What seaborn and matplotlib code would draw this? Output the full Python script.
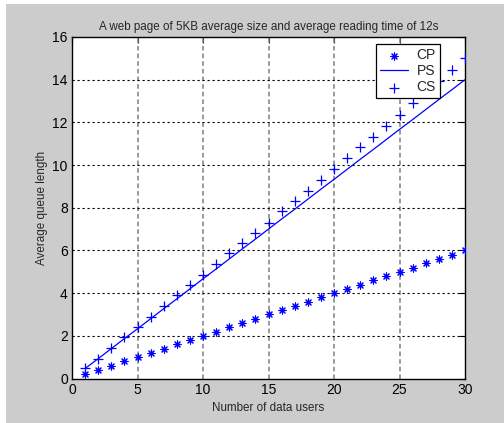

+ + + + +

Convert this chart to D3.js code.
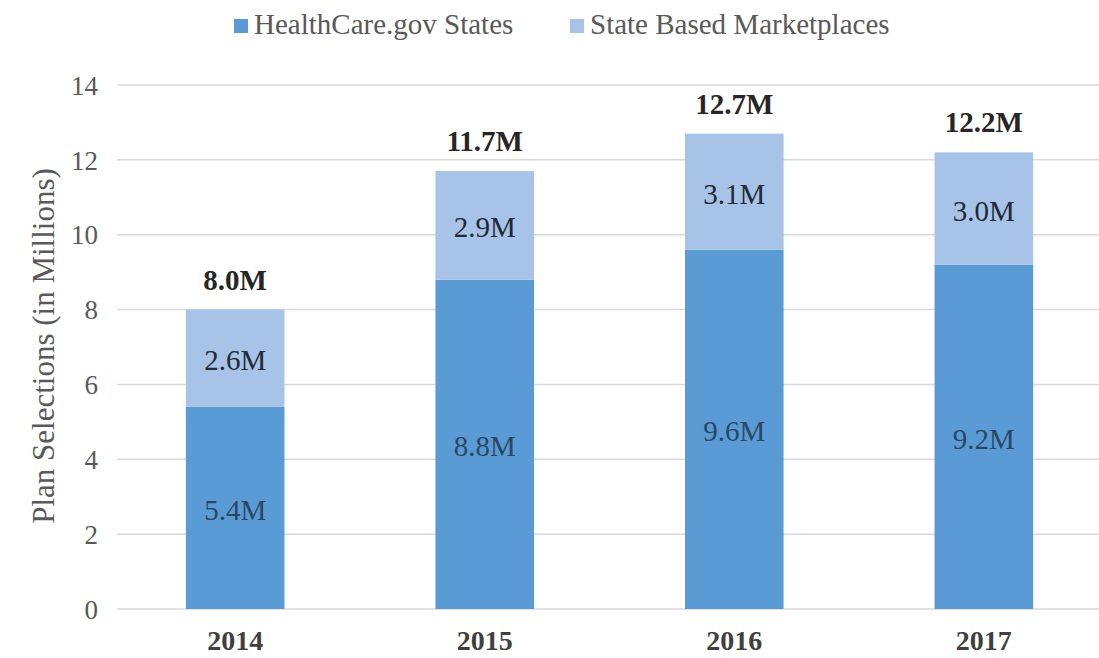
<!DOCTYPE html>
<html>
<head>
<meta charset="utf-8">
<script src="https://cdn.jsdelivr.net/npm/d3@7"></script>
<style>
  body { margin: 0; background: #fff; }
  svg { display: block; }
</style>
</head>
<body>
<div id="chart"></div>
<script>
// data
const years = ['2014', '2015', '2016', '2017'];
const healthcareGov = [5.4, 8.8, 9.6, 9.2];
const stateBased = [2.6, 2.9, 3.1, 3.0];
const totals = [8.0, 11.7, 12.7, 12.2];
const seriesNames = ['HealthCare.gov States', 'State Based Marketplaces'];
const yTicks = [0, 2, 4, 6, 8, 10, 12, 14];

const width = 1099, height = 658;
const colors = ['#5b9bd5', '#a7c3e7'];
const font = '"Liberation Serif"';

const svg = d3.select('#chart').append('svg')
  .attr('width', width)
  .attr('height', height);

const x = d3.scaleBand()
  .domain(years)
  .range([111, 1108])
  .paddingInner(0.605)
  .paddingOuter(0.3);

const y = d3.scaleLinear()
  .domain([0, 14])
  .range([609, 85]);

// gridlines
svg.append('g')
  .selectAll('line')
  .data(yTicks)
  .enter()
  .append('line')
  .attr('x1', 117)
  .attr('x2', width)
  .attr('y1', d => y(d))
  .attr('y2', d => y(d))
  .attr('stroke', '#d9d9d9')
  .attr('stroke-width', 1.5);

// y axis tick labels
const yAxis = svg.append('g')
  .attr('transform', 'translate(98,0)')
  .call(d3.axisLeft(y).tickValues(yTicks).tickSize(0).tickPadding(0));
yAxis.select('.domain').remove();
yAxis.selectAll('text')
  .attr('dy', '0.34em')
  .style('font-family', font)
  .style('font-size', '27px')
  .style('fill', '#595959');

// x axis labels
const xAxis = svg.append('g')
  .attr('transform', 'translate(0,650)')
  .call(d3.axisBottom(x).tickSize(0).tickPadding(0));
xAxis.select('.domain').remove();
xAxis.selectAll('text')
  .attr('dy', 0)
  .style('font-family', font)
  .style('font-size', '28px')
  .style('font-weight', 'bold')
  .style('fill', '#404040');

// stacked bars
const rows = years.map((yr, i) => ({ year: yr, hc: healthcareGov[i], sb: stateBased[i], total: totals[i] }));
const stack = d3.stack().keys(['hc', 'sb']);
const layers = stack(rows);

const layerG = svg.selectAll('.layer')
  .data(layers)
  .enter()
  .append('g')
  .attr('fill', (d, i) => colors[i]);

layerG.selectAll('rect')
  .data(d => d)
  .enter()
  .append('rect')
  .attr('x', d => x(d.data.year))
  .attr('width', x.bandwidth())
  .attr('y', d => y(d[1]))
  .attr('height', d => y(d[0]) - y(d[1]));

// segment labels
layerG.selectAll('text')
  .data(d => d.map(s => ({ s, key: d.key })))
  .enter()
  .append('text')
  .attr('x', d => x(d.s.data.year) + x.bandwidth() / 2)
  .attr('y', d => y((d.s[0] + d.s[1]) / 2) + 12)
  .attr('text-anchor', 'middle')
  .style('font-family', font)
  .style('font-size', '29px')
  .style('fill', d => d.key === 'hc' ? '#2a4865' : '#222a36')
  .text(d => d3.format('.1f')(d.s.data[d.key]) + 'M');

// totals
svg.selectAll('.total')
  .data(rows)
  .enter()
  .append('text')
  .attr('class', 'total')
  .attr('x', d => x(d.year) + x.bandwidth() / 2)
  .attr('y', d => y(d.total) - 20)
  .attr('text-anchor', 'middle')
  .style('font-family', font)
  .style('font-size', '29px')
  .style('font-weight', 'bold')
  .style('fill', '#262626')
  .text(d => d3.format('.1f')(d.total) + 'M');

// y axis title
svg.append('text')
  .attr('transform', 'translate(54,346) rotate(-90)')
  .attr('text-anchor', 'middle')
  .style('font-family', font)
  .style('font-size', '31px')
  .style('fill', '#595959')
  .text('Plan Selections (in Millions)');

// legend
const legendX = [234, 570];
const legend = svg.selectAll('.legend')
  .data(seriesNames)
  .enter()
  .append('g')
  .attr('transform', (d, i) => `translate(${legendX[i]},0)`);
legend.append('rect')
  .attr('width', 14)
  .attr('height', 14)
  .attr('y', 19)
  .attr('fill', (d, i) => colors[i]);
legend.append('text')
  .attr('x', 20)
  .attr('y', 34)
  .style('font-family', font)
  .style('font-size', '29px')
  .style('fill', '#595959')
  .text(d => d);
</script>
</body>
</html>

+ + + + +

> _What is needed_:
Repeat, word for word, the lines of the material above from the one holding "Convert this chart to D3.js code." through the one holding "const yTicks = [0, 2, 4, 6, 8, 10, 12, 14];". Leave out pictures.

> _Expected answer_:
Convert this chart to D3.js code.
<!DOCTYPE html>
<html>
<head>
<meta charset="utf-8">
<script src="https://cdn.jsdelivr.net/npm/d3@7"></script>
<style>
  body { margin: 0; background: #fff; }
  svg { display: block; }
</style>
</head>
<body>
<div id="chart"></div>
<script>
// data
const years = ['2014', '2015', '2016', '2017'];
const healthcareGov = [5.4, 8.8, 9.6, 9.2];
const stateBased = [2.6, 2.9, 3.1, 3.0];
const totals = [8.0, 11.7, 12.7, 12.2];
const seriesNames = ['HealthCare.gov States', 'State Based Marketplaces'];
const yTicks = [0, 2, 4, 6, 8, 10, 12, 14];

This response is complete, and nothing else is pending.